Longer term, Xi’s coronation to an unprecedented third term (for the post-1982 Chinese political system) has solidified his political standing while simultaneously eroding China’s economic future. Surrounded by ‘yes men’ (and, yes, it is mostly men), China is slipping into a trap of stultifying rigidity, sapping innovation and opportunity. Turning inward, Xi is mortgaging China’s future as a knowledge-based economy. A nation of engineers is not the recipe for world-beating technological advance. Autarky is a path to mediocrity. The adage of China becoming old before it becomes rich was always a possibility. It is now probable, even more so given its deeply problematic demographics, the result of its flawed one-child policy.

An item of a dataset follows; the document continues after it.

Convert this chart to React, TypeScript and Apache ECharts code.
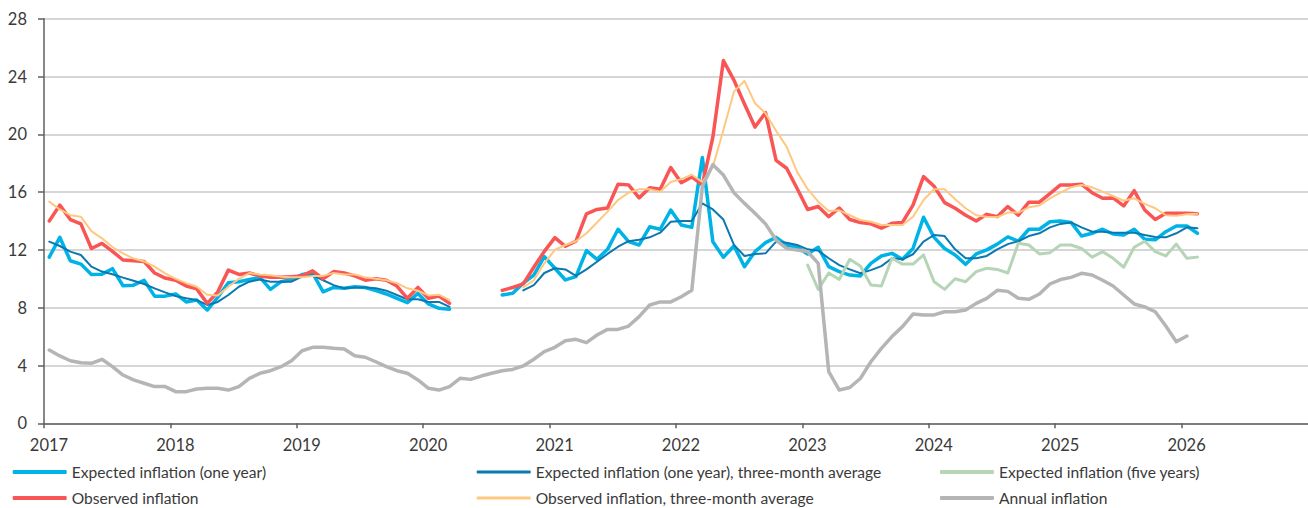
import React, { useEffect, useRef } from "react";
import * as echarts from "echarts";

// Monthly series, index 0 = January 2017 (null = no observation)
const START_YEAR = 2017;
const YEARS_SHOWN = 10;

const expectedOneYear = [
  11.5, 12.87, 11.25, 11.02, 10.3, 10.32, 10.7, 9.52, 9.56, 9.9, 8.8, 8.8,
  8.95, 8.4, 8.53, 7.84, 8.72, 9.73, 9.8, 9.95, 10.1, 9.27, 9.8, 9.95,
  10.3, 10.4, 9.1, 9.4, 9.34, 9.45, 9.4, 9.18, 8.95, 8.65, 8.35, 8.99,
  8.26, 7.96, 7.9, null, null, null, null, 8.88, 9.0, 9.7, 10.26, 11.53,
  10.73, 9.92, 10.15, 11.95, 11.35, 12.04, 13.43, 12.57, 12.34, 13.6, 13.43, 14.76,
  13.72, 13.56, 18.4, 12.57, 11.49, 12.27, 10.84, 11.88, 12.5, 12.87, 12.34, 12.18,
  11.72, 12.18, 10.84, 10.5, 10.26, 10.2, 11.07, 11.58, 11.76, 11.35, 12.1, 14.26,
  12.87, 12.1, 11.65, 11.0, 11.72, 12.0, 12.4, 12.9, 12.6, 13.43, 13.43, 13.95,
  14.0, 13.9, 12.96, 13.15, 13.43, 13.1, 13.03, 13.43, 12.73, 12.7, 13.26, 13.65,
  13.65, 13.15,
];

const expectedOneYearAvg = [
  12.57, 12.27, 11.88, 11.65, 10.84, 10.5, 10.32, 10.08, 9.87, 9.64, 9.34, 9.06,
  8.8, 8.65, 8.53, 8.19, 8.4, 8.88, 9.45, 9.8, 9.95, 9.8, 9.8, 9.8,
  10.15, 10.26, 9.9, 9.56, 9.34, 9.4, 9.4, 9.34, 9.18, 8.88, 8.58, 8.58,
  8.4, 8.4, 8.06, null, null, null, null, null, null, 9.2, 9.56, 10.4,
  10.73, 10.65, 10.2, 10.65, 11.18, 11.72, 12.22, 12.6, 12.7, 12.87, 13.19, 13.95,
  14.0, 14.0, 15.22, 14.8, 14.1, 12.34, 11.58, 11.72, 11.76, 12.57, 12.5, 12.34,
  12.04, 11.95, 11.42, 10.95, 10.65, 10.38, 10.6, 10.88, 11.42, 11.35, 11.7, 12.57,
  13.03, 12.96, 12.04, 11.42, 11.42, 11.58, 12.04, 12.4, 12.6, 12.96, 13.15, 13.56,
  13.8, 13.9, 13.56, 13.26, 13.26, 13.19, 13.19, 13.19, 13.03, 12.9, 12.87, 13.15,
  13.56, 13.5,
];

const expectedFiveYears = [
  null, null, null, null, null, null, null, null, null, null, null, null,
  null, null, null, null, null, null, null, null, null, null, null, null,
  null, null, null, null, null, null, null, null, null, null, null, null,
  null, null, null, null, null, null, null, null, null, null, null, null,
  null, null, null, null, null, null, null, null, null, null, null, null,
  null, null, null, null, null, null, null, null, null, null, null, null,
  10.95, 9.27, 10.4, 9.95, 11.35, 10.88, 9.57, 9.5, 11.42, 11.02, 11.02, 11.65,
  9.8, 9.27, 10.0, 9.8, 10.5, 10.73, 10.65, 10.4, 12.46, 12.34, 11.72, 11.81,
  12.34, 12.34, 12.1, 11.5, 11.88, 11.42, 10.8, 12.18, 12.6, 11.88, 11.58, 12.4,
  11.42, 11.5,
];

const observed = [
  14.0, 15.1, 14.1, 13.8, 12.1, 12.45, 11.9, 11.3, 11.25, 11.2, 10.4, 10.05,
  9.9, 9.5, 9.3, 8.3, 9.1, 10.6, 10.3, 10.4, 10.2, 10.1, 10.1, 10.15,
  10.2, 10.55, 10.0, 10.5, 10.4, 10.2, 9.9, 10.0, 9.9, 9.5, 8.65, 9.4,
  8.65, 8.8, 8.3, null, null, null, null, 9.2, 9.4, 9.65, 10.8, 11.9,
  12.85, 12.25, 12.6, 14.5, 14.8, 14.9, 16.55, 16.5, 15.6, 16.3, 16.2, 17.7,
  16.65, 17.05, 16.5, 19.8, 25.1, 23.75, 22.1, 20.5, 21.5, 18.2, 17.65, 16.25,
  14.8, 15.0, 14.3, 14.9, 14.1, 13.9, 13.8, 13.5, 13.84, 13.9, 15.1, 17.07,
  16.4, 15.27, 14.88, 14.4, 14.0, 14.46, 14.3, 15.0, 14.4, 15.3, 15.3, 15.9,
  16.5, 16.5, 16.55, 15.96, 15.57, 15.6, 15.04, 16.1, 14.76, 14.1, 14.53, 14.53,
  14.53, 14.5,
];

const observedAvg = [
  15.34, 14.8, 14.4, 14.3, 13.3, 12.8, 12.2, 11.76, 11.4, 11.2, 10.84, 10.38,
  10.0, 9.7, 9.45, 8.9, 8.85, 9.45, 10.0, 10.4, 10.3, 10.25, 10.15, 10.1,
  10.1, 10.2, 10.2, 10.4, 10.3, 10.3, 10.1, 10.0, 9.9, 9.7, 9.34, 9.18,
  8.85, 8.9, 8.53, null, null, null, null, null, null, 9.4, 9.9, 11.07,
  12.0, 12.34, 12.6, 13.15, 13.9, 14.65, 15.45, 15.96, 16.2, 16.2, 16.03, 16.7,
  16.9, 17.2, 16.7, 17.76, 20.3, 22.95, 23.7, 22.15, 21.45, 20.25, 19.15, 17.4,
  16.2, 15.34, 14.7, 14.74, 14.4, 14.07, 13.95, 13.72, 13.72, 13.72, 14.3, 15.45,
  16.2, 16.2, 15.5, 14.88, 14.4, 14.3, 14.27, 14.58, 14.58, 14.95, 15.07, 15.57,
  15.96, 16.33, 16.5, 16.33, 16.03, 15.73, 15.4, 15.57, 15.18, 14.88, 14.4, 14.37,
  14.46, 14.5,
];

const annual = [
  5.07, 4.66, 4.33, 4.19, 4.15, 4.43, 3.92, 3.34, 3.0, 2.77, 2.54, 2.54,
  2.19, 2.19, 2.37, 2.42, 2.42, 2.3, 2.54, 3.11, 3.46, 3.64, 3.92, 4.33,
  5.02, 5.26, 5.26, 5.19, 5.14, 4.68, 4.57, 4.26, 3.92, 3.64, 3.46, 3.0,
  2.42, 2.3, 2.54, 3.11, 3.04, 3.27, 3.46, 3.64, 3.73, 3.97, 4.43, 4.96,
  5.26, 5.72, 5.81, 5.58, 6.11, 6.5, 6.5, 6.73, 7.38, 8.19, 8.4, 8.4,
  8.76, 9.2, 16.4, 17.9, 17.18, 15.96, 15.22, 14.53, 13.8, 12.68, 12.1, 12.0,
  11.88, 11.07, 3.57, 2.3, 2.48, 3.1, 4.26, 5.19, 6.0, 6.69, 7.56, 7.5,
  7.5, 7.72, 7.72, 7.84, 8.3, 8.65, 9.2, 9.13, 8.65, 8.58, 8.95, 9.64,
  9.95, 10.1, 10.38, 10.26, 9.9, 9.5, 8.88, 8.26, 8.06, 7.72, 6.73, 5.65,
  6.04,
];

const seriesNames = [
  "Expected inflation (one year)",
  "Expected inflation (one year), three-month average",
  "Expected inflation (five years)",
  "Observed inflation",
  "Observed inflation, three-month average",
  "Annual inflation",
];

const FONT = "Lato, 'Liberation Sans', sans-serif";
const TEXT_COLOR = "#3a3a3a";

// Each monthly observation is placed in the middle of its month.
const toPoints = (values: (number | null)[]) =>
  values.map((v, i) => [i + 0.5, v]);

export default function App() {
  const ref = useRef<HTMLDivElement>(null);

  useEffect(() => {
    if (!ref.current) return;
    const chart = echarts.init(ref.current, undefined, { renderer: "svg" });

    const styles = [
      { color: "#00b3e6", width: 3.5 },
      { color: "#0b78b0", width: 2 },
      { color: "#b6d5b6", width: 3 },
      { color: "#fa5555", width: 3.5 },
      { color: "#ffc880", width: 2 },
      { color: "#b5b5b5", width: 3.5 },
    ];
    const dataSets = [
      expectedOneYear,
      expectedOneYearAvg,
      expectedFiveYears,
      observed,
      observedAvg,
      annual,
    ];

    const legendPos = [
      { left: 12.7, top: 464 },
      { left: 476.7, top: 464 },
      { left: 940, top: 464 },
      { left: 12.7, top: 490 },
      { left: 476.7, top: 490 },
      { left: 940, top: 490 },
    ];
    const legendHeights = [4, 3, 4, 4, 3, 4];

    chart.setOption({
      animation: false,
      backgroundColor: "#ffffff",
      textStyle: { fontFamily: FONT },
      grid: { left: 44, top: 18.7, width: 1266.7, height: 404.6 },
      xAxis: {
        type: "value",
        min: 0,
        max: YEARS_SHOWN * 12,
        interval: 12,
        axisLine: { show: true, lineStyle: { color: "#5f5f5f", width: 1.5 } },
        axisTick: { show: true, length: 5, lineStyle: { color: "#5f5f5f", width: 1.5 } },
        axisLabel: {
          color: TEXT_COLOR,
          fontSize: 16.5,
          fontFamily: FONT,
          margin: 13,
          padding: [0, 0, 0, 10],
          showMaxLabel: false,
          formatter: (v: number) => String(START_YEAR + Math.round(v / 12)),
        },
        splitLine: { show: false },
      },
      yAxis: {
        type: "value",
        min: 0,
        max: 28,
        interval: 4,
        axisLine: { show: true, lineStyle: { color: "#5f5f5f", width: 1.5 } },
        axisTick: { show: true, length: 6, lineStyle: { color: "#5f5f5f", width: 1.5 } },
        axisLabel: { color: TEXT_COLOR, fontSize: 16.5, fontFamily: FONT, margin: 17 },
        splitLine: { show: true, lineStyle: { color: "#c8c8c8", width: 1.5 } },
      },
      legend: seriesNames.map((name, k) => ({
        data: [name],
        left: legendPos[k].left,
        top: legendPos[k].top,
        padding: 0,
        icon: "roundRect",
        itemWidth: 54,
        itemHeight: legendHeights[k],
        selectedMode: false,
        textStyle: { color: TEXT_COLOR, fontSize: 15.6, fontFamily: FONT },
      })),
      series: seriesNames.map((name, k) => ({
        name,
        type: "line",
        data: toPoints(dataSets[k]),
        showSymbol: false,
        symbol: "none",
        connectNulls: false,
        color: styles[k].color,
        lineStyle: {
          color: styles[k].color,
          width: styles[k].width,
          cap: "round",
          join: "round",
        },
        emphasis: { disabled: true },
      })),
    });

    return () => chart.dispose();
  }, []);

  return (
    <div
      ref={ref}
      style={{ position: "absolute", left: 0, top: 0, width: 1308, height: 508 }}
    />
  );
}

Finally, and turning back to the near term, global corporate profitability is flagging. This past week tech giants stumbled. Partly, that reflects hubris. Meta’s expensive forays into the metaverse just as its social network revenues stagnates is a firm-specific stumble. But weakening advertising revenues, which drives the value proposition of many big tech names, is cyclical and not fixed by smarter management. And as companies in all sectors prepare to tighten their belts, they will inevitably spend less on enterprise software, weakening the growth trajectories of even the Microsoft’s of the world.
According to FactSet, the US is in a five-quarter decline in US corporate profit margins. Stupendously, the consensus of company analysts expects that erosion to end by early 2023. Fat chance. There has never been a period if postwar US history when the economy entered a recession and US corporate profits as a share of GDP (a good proxy for aggregate margins) did not decline.
Recessions in the US and Europe will produce global earnings downgrades, even an outright fall in profits. If equity markets are to overcome falling profits, risk premiums and bond yields will have to fall significantly. Alternatively, markets could withstand cyclical weakness in profits if the medium-term outlook brightens.
Neither is likely anytime soon.
The Fed will only reverse policy if inflation falls sharply. Risk premiums will remain elevated so long as the economy is weak and the financial system prone to stress.
But perhaps the biggest challenge to optimistic thinking resides beyond the trough of the recession. Recovery, when it comes, is likely to underwhelm.
China, for reasons outlined above, is unwilling and unable to be the global locomotive. Europe, for well-understood reasons, is not in the position to unilaterally boost the global growth outlook. The US, hamstrung by poor public finances and facing the prospect of divided government (as the Republicans likely retake control of Congress) cannot deploy fiscal easing. That leaves an unwilling (for now) Federal Reserve in charge. Investors might want to take a closer look at the sluggish recoveries of the early 1990s and 2000s to see how tepid global recoveries are when all depends on the Fed.
Trick or treat? This cycle still looks more likely to deliver the mischievous than the sweet. Investors take note. Now is not the time for complacency.